Work to do = Using the material that follows, identify and copy each line with the string "this".

▼

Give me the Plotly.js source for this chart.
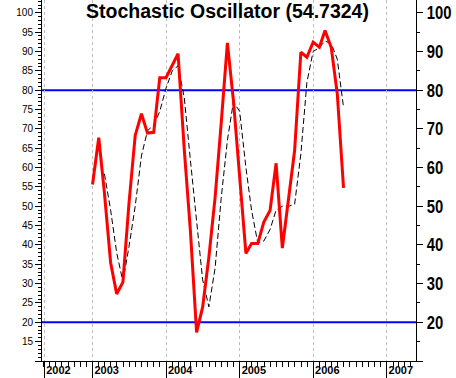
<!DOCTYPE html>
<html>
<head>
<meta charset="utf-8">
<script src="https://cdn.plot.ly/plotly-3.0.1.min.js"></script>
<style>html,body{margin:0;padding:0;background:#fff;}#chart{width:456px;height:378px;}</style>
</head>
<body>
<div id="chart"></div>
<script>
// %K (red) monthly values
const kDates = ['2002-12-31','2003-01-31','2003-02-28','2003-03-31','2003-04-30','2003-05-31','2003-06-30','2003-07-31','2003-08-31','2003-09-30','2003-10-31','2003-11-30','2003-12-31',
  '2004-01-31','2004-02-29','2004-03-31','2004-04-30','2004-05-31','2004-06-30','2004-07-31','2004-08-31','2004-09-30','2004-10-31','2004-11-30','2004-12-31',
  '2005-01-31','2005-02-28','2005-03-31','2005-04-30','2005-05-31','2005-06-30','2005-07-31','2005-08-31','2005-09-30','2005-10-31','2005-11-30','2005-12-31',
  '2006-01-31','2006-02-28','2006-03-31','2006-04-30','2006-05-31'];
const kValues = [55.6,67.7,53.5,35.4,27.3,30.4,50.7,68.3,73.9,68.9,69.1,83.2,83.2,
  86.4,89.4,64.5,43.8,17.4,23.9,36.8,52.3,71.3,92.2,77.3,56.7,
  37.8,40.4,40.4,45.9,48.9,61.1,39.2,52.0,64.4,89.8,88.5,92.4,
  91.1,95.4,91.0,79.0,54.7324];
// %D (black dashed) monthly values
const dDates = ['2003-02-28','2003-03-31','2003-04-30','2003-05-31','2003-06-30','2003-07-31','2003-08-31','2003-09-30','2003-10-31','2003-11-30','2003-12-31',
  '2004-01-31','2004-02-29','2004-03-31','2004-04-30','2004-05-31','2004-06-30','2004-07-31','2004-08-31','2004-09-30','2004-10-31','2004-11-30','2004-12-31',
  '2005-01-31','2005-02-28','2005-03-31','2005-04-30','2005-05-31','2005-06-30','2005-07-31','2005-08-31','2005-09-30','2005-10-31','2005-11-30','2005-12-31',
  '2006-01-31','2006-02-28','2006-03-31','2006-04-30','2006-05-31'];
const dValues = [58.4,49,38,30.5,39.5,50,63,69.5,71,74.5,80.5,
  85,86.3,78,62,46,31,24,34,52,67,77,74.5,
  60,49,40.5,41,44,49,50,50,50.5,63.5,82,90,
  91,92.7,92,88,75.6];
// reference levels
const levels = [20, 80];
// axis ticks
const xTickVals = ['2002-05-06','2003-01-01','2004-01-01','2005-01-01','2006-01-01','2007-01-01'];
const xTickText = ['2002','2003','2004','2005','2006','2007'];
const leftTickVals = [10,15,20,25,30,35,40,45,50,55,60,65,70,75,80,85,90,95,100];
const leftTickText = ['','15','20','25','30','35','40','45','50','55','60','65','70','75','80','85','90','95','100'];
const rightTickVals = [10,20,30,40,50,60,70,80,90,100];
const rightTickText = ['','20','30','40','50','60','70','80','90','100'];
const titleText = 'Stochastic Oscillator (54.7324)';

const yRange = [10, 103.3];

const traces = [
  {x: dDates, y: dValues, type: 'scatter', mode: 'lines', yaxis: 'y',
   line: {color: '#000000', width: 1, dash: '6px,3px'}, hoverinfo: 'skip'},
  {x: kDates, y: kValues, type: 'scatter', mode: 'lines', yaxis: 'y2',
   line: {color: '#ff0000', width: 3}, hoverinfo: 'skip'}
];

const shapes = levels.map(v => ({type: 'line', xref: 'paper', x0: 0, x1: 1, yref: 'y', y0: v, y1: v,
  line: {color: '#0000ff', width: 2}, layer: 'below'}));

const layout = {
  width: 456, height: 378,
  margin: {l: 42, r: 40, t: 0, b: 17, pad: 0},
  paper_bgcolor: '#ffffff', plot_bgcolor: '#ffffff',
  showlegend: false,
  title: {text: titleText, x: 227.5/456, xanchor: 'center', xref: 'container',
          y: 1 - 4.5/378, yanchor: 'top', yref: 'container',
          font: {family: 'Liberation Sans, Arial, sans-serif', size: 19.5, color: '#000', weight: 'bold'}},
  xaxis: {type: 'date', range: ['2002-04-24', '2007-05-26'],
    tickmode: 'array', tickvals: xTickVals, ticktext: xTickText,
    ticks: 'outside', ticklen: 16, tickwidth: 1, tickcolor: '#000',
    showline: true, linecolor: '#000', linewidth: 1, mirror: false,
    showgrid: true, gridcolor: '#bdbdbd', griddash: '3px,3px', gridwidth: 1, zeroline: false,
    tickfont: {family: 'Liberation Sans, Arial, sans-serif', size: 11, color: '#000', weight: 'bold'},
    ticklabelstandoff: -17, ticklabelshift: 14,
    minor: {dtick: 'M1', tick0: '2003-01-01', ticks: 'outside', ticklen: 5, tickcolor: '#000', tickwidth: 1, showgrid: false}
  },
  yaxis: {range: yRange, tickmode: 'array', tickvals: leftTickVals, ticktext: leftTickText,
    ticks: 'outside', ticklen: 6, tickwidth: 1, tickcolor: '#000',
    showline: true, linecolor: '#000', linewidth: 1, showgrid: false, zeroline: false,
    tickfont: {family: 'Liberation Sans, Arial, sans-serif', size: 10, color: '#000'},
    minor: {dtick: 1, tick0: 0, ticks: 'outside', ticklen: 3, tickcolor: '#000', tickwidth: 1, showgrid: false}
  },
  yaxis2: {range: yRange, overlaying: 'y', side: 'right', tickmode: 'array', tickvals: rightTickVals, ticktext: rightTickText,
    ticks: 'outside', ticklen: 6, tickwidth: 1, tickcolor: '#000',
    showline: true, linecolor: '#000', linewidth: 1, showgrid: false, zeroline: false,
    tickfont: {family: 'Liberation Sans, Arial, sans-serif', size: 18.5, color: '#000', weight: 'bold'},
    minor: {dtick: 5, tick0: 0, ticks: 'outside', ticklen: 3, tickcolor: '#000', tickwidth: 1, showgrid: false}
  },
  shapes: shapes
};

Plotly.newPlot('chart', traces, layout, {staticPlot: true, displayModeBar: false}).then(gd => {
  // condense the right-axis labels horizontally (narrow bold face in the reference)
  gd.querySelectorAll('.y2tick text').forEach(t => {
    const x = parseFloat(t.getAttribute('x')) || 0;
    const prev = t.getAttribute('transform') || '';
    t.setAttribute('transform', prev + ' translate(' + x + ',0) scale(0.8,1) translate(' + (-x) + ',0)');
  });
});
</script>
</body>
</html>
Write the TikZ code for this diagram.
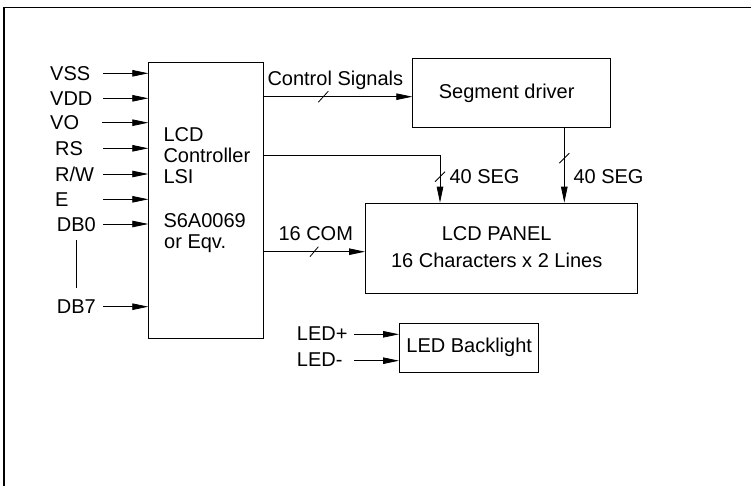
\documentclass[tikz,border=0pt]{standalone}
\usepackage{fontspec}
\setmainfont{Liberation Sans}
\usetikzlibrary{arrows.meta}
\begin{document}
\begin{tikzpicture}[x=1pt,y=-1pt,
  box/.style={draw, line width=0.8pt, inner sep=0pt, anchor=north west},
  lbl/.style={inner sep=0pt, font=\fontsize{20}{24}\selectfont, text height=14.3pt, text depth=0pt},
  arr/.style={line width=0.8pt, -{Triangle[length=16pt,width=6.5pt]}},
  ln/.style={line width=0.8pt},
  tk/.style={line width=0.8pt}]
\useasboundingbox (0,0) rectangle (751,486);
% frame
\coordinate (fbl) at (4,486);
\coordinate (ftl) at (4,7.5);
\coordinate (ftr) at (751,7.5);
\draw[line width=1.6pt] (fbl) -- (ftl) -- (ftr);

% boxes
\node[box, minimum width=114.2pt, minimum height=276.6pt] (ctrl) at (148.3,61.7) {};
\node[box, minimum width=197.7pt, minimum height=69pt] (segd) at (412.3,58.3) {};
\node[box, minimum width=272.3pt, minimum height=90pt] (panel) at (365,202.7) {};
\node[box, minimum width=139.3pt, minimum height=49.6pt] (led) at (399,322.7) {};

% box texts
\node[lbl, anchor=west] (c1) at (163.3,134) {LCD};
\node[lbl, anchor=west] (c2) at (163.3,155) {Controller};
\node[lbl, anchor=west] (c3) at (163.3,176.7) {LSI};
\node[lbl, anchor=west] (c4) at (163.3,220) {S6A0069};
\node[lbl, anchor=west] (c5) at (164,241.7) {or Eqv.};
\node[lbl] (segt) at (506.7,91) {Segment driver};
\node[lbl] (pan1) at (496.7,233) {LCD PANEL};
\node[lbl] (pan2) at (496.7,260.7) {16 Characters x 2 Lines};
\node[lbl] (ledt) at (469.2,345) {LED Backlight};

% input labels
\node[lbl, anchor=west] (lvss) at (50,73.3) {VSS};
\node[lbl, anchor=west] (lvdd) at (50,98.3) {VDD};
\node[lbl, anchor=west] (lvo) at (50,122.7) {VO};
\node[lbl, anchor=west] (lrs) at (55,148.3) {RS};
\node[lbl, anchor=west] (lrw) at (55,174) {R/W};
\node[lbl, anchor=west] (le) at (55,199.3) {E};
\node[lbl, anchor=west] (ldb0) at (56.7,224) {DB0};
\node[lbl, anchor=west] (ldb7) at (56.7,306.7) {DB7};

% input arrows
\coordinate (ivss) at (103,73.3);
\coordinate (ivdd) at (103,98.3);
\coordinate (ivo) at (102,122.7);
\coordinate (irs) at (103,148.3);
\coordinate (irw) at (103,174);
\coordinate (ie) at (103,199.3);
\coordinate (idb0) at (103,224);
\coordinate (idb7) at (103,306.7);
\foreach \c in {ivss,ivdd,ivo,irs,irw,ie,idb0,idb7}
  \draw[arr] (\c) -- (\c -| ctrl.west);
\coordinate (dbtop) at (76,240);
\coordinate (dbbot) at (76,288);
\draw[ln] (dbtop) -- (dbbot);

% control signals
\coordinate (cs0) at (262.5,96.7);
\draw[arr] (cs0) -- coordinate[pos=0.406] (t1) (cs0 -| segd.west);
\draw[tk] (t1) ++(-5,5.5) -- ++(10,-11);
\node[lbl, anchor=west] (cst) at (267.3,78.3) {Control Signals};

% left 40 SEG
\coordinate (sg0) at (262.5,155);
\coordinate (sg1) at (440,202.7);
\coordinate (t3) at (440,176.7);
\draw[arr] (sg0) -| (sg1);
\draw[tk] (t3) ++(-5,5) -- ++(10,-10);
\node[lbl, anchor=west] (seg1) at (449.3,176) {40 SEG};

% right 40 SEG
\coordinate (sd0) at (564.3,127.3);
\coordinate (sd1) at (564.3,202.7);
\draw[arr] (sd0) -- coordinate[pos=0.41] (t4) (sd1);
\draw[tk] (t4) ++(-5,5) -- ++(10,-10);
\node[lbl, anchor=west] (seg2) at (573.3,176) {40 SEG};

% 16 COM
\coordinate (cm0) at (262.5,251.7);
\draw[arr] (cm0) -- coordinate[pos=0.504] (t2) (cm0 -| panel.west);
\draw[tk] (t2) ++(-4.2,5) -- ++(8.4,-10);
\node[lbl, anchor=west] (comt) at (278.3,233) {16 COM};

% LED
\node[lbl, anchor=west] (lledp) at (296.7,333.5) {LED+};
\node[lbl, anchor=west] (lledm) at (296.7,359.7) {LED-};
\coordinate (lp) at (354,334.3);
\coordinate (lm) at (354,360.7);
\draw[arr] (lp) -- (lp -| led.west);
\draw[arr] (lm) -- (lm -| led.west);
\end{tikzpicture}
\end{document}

▲

Full output =
Give me the Plotly.js source for this chart.
Write the TikZ code for this diagram.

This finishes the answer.